Part of a lost composition by Johann Sebastian Bach has been found in Japan nearly eight decades after it went missing, a Japanese music professor said Sunday.
Eight pages of the 1728 composition “Wedding Cantata BWV 216” by the German baroque master were recently found among the possessions of the late Japanese classical pianist Chieko Hara, said Tadashi Isoyama, a professor at the Kunitachi College of Music in Tokyo.
The partial score, consisting of the soprano and alto portions of the cantata, was believed to have been copied by Bach’s students under his direction at the time he composed the work, Isoyama said.
Composed for the wedding of a daughter of a customs official, the cantata later made its way into the hands of collectors and was last known to have been in possession of the family of German composer Felix Mendelssohn in 1926.

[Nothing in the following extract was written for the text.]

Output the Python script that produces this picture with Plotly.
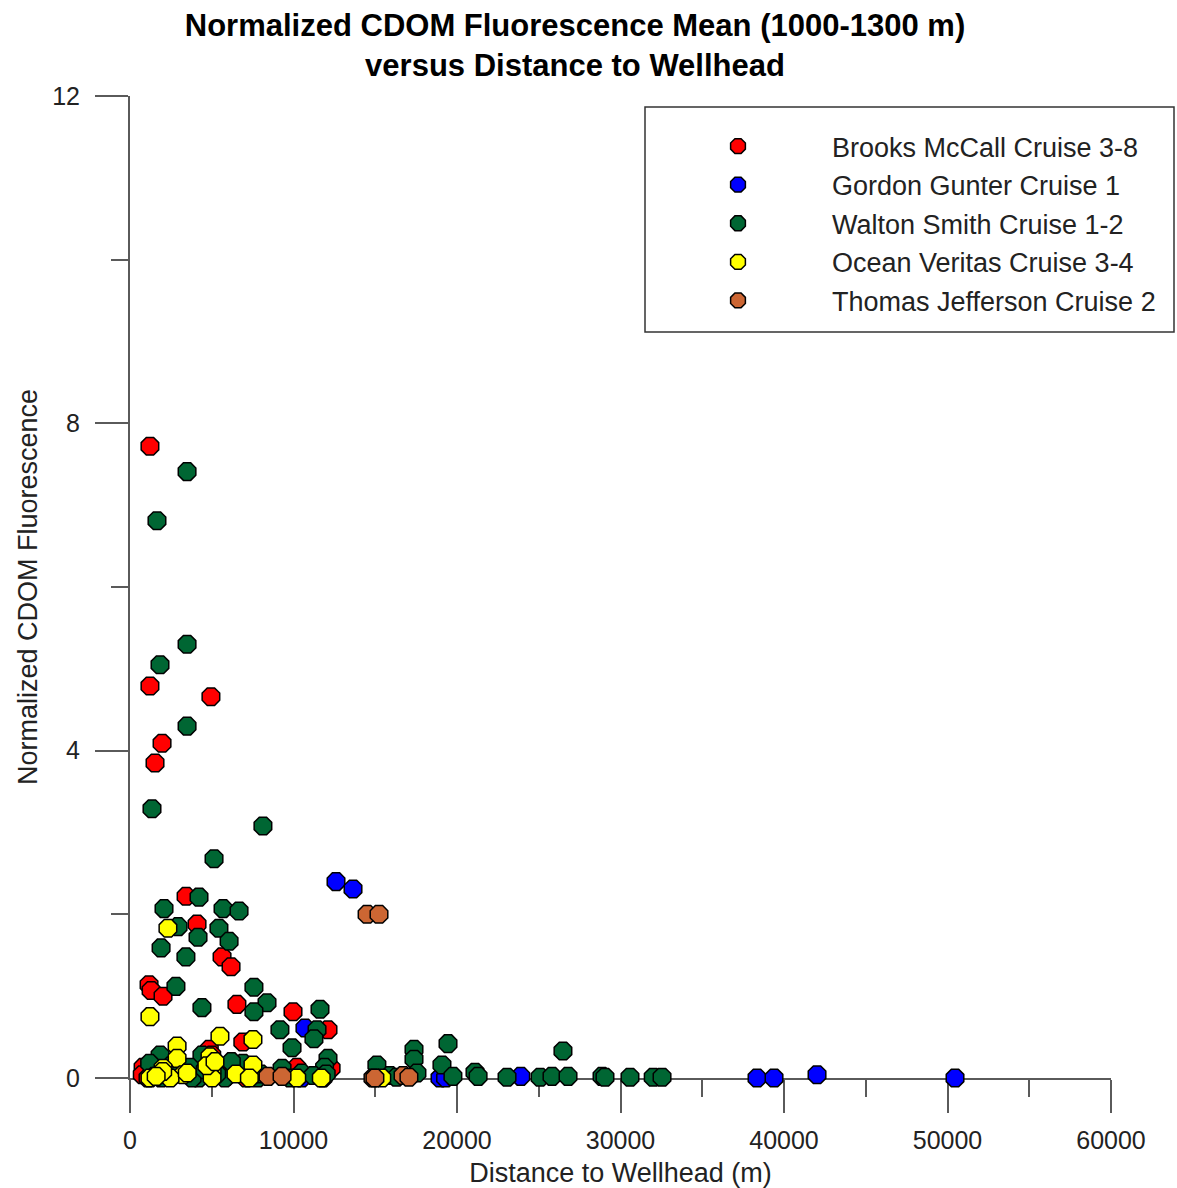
import plotly.graph_objects as go

series_names = ["Brooks McCall Cruise 3-8", "Gordon Gunter Cruise 1", "Walton Smith Cruise 1-2",
                "Ocean Veritas Cruise 3-4", "Thomas Jefferson Cruise 2"]
series_colors = ["#FF0000", "#0000FF", "#006633", "#FFFF00", "#CC6633"]

red_x = [1220, 1220, 4950, 1960, 1530, 3430, 4100, 5630, 6180, 1165, 1290, 2020, 6540, 9970, 12110,
         6900, 4850, 800, 750, 1100, 3700, 5900, 7100, 10200, 12300, 11900, 5000, 2400]
red_y = [7.72, 4.79, 4.66, 4.09, 3.85, 2.22, 1.88, 1.48, 1.36, 1.14, 1.07, 1.00, 0.90, 0.81, 0.59,
         0.44, 0.35, 0.13, 0.04, 0.0, 0.08, 0.02, 0.0, 0.13, 0.12, 0.04, 0.28, 0.05]

blue_x = [12600, 13640, 10700, 10500, 11800, 18960, 23900, 38350, 39390, 42020, 50460, 19300]
blue_y = [2.40, 2.31, 0.61, 0.0, 0.0, 0.0, 0.02, 0.0, 0.0, 0.04, 0.0, 0.0]

green_x = [3490, 1650, 3490, 1835, 3490, 1345, 8130, 5140, 4220, 2080, 5690, 6670, 2940, 4160, 5440,
           6060, 1900, 3420, 2810, 7580, 8380, 7580, 4400, 11620, 9170, 11440, 11250, 9910, 12110,
           1840, 1200, 4400, 3670, 6910, 9300, 11900, 12000, 2500, 3000, 4200, 1500, 5800, 6200,
           7800, 8000, 9800, 10500, 11200, 1900, 2700, 3800, 5300, 4600,
           15100, 17370, 17370, 17550, 15900, 16300, 19450, 19080, 19750, 21100, 21290, 23060,
           25080, 25810, 26480, 26790, 28870, 29050, 30580, 32000, 32540]
green_y = [7.41, 6.81, 5.30, 5.05, 4.30, 3.29, 3.08, 2.68, 2.21, 2.07, 2.07, 2.04, 1.85, 1.72, 1.83,
           1.67, 1.59, 1.48, 1.12, 1.11, 0.92, 0.81, 0.86, 0.84, 0.59, 0.59, 0.48, 0.37, 0.24,
           0.28, 0.18, 0.28, 0.13, 0.18, 0.12, 0.13, 0.05, 0.15, 0.05, 0.0, 0.02, 0.0, 0.20,
           0.0, 0.05, 0.0, 0.06, 0.03, 0.0, 0.10, 0.0, 0.05, 0.10,
           0.16, 0.35, 0.23, 0.06, 0.03, 0.01, 0.42, 0.16, 0.02, 0.07, 0.02, 0.01,
           0.01, 0.02, 0.33, 0.02, 0.02, 0.01, 0.01, 0.01, 0.01]

yellow_x = [2320, 1220, 5500, 7520, 2880, 2880, 4890, 7520, 2020, 5020, 1220, 3240, 2450, 5020, 6480,
            10200, 11700, 15400, 4700, 2000, 1600, 7300, 5200, 3500]
yellow_y = [1.83, 0.75, 0.51, 0.47, 0.39, 0.24, 0.26, 0.16, 0.12, 0.10, 0.0, 0.04, 0.0, 0.0, 0.05,
            0.0, 0.0, 0.0, 0.15, 0.08, 0.02, 0.0, 0.20, 0.06]

orange_x = [14500, 15230, 8440, 9300, 14860, 14980, 16700, 17060]
orange_y = [2.0, 2.0, 0.02, 0.02, 0.0, 0.0, 0.03, 0.01]

x_ticks = [0, 10000, 20000, 30000, 40000, 50000, 60000]
y_ticks = [0, 4, 8, 12]

all_x = [red_x, blue_x, green_x, yellow_x, orange_x]
all_y = [red_y, blue_y, green_y, yellow_y, orange_y]

FONT = "Liberation Sans, Arial, sans-serif"

fig = go.Figure()
for name, color, xs, ys in zip(series_names, series_colors, all_x, all_y):
    fig.add_trace(go.Scatter(
        x=xs, y=ys, mode="markers", name=name, cliponaxis=False,
        legendgroup=name,
        marker=dict(symbol="octagon", size=19, color=color,
                    line=dict(color="black", width=1.5)),
    ))

axis_color = "#5a5a5a"
fig.update_layout(
    width=1177, height=1188, autosize=False,
    paper_bgcolor="white", plot_bgcolor="white",
    margin=dict(l=130, r=66, t=96, b=110),
    font=dict(family=FONT, size=25, color="#222222"),
    title=dict(
        text="<b>Normalized CDOM Fluorescence Mean (1000-1300 m)<br>versus Distance to Wellhead</b>",
        x=575 / 1177, xanchor="center", xref="container",
        y=1 - 36 / 1188, yanchor="top", yref="container",
        font=dict(family=FONT, size=31, color="black"),
    ),
    xaxis=dict(
        range=[0, 60000], tickvals=x_ticks, ticktext=[str(v) for v in x_ticks],
        showgrid=False, zeroline=False, showline=True, linecolor=axis_color, linewidth=2,
        ticks="outside", ticklen=33, tickwidth=2, tickcolor=axis_color,
        ticklabelstandoff=6, layer="below traces", automargin=False,
        minor=dict(dtick=5000, tick0=0, ticks="outside", ticklen=17, tickwidth=2,
                   tickcolor=axis_color, showgrid=False),
        title=dict(text="Distance to Wellhead (m)", standoff=11,
                   font=dict(family=FONT, size=27, color="#222222")),
    ),
    yaxis=dict(
        range=[0, 12], tickvals=y_ticks, ticktext=[str(v) for v in y_ticks],
        showgrid=False, zeroline=False, showline=True, linecolor=axis_color, linewidth=2,
        ticks="outside", ticklen=33, tickwidth=2, tickcolor=axis_color,
        ticklabelstandoff=10, layer="below traces", automargin=False,
        minor=dict(dtick=2, tick0=0, ticks="outside", ticklen=17, tickwidth=2,
                   tickcolor=axis_color, showgrid=False),
        title=dict(text="Normalized CDOM Fluorescence", standoff=7,
                   font=dict(family=FONT, size=27, color="#222222")),
    ),
    legend=dict(
        x=(644 - 130) / 981, y=(1078 - 122) / 982, xanchor="left", yanchor="top",
        bgcolor="rgba(0,0,0,0)", borderwidth=0,
        font=dict(family=FONT, size=27, color="#222222"),
        itemwidth=178, itemsizing="trace", tracegroupgap=0.5,
    ),
    shapes=[dict(type="rect", xref="paper", yref="paper",
                 x0=(645 - 130) / 981, x1=(1174 - 130) / 981,
                 y0=(1078 - 332) / 982, y1=(1078 - 107) / 982,
                 line=dict(color="#333333", width=1.5), fillcolor="white", layer="below")],
)

fig.write_html("out.html", config={"displayModeBar": False},
               post_script="document.body.style.margin='0';document.body.style.padding='0';"
                           "document.body.style.overflow='hidden';")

Though most of the work remains lost to history, the find is important for Bach scholars because the fragments are believed to be those that were used when the cantata was originally performed in 1728, said Isoyama, who coordinated efforts to the determine their authenticity.
Renewed interestIsoyama said it is unlikely that the piece was performed again because wedding cantatas were normally composed as one-time pieces.
But the discovery has sparked renewed interest in performing the piece publicly, Isoyama said. He hopes the recovered parts will be used to reconstruct the full score as it might have sounded.
Copies of the alto and soprano parts exist but show various discrepancies with the newly recovered originals, Isoyama said.
Scholars are planning to compare them more closely with the originals to see if they reveal more about what happened to the piece after it went missing, he said.
The last owner of the score, Hara, performed mostly in Europe and was married to the Spanish cellist Gaspar Cassado. Cassado is believed to have obtained the score from Mendelssohn’s family.
The Japanese university plans to issue a facsimile edition, Isoyama said.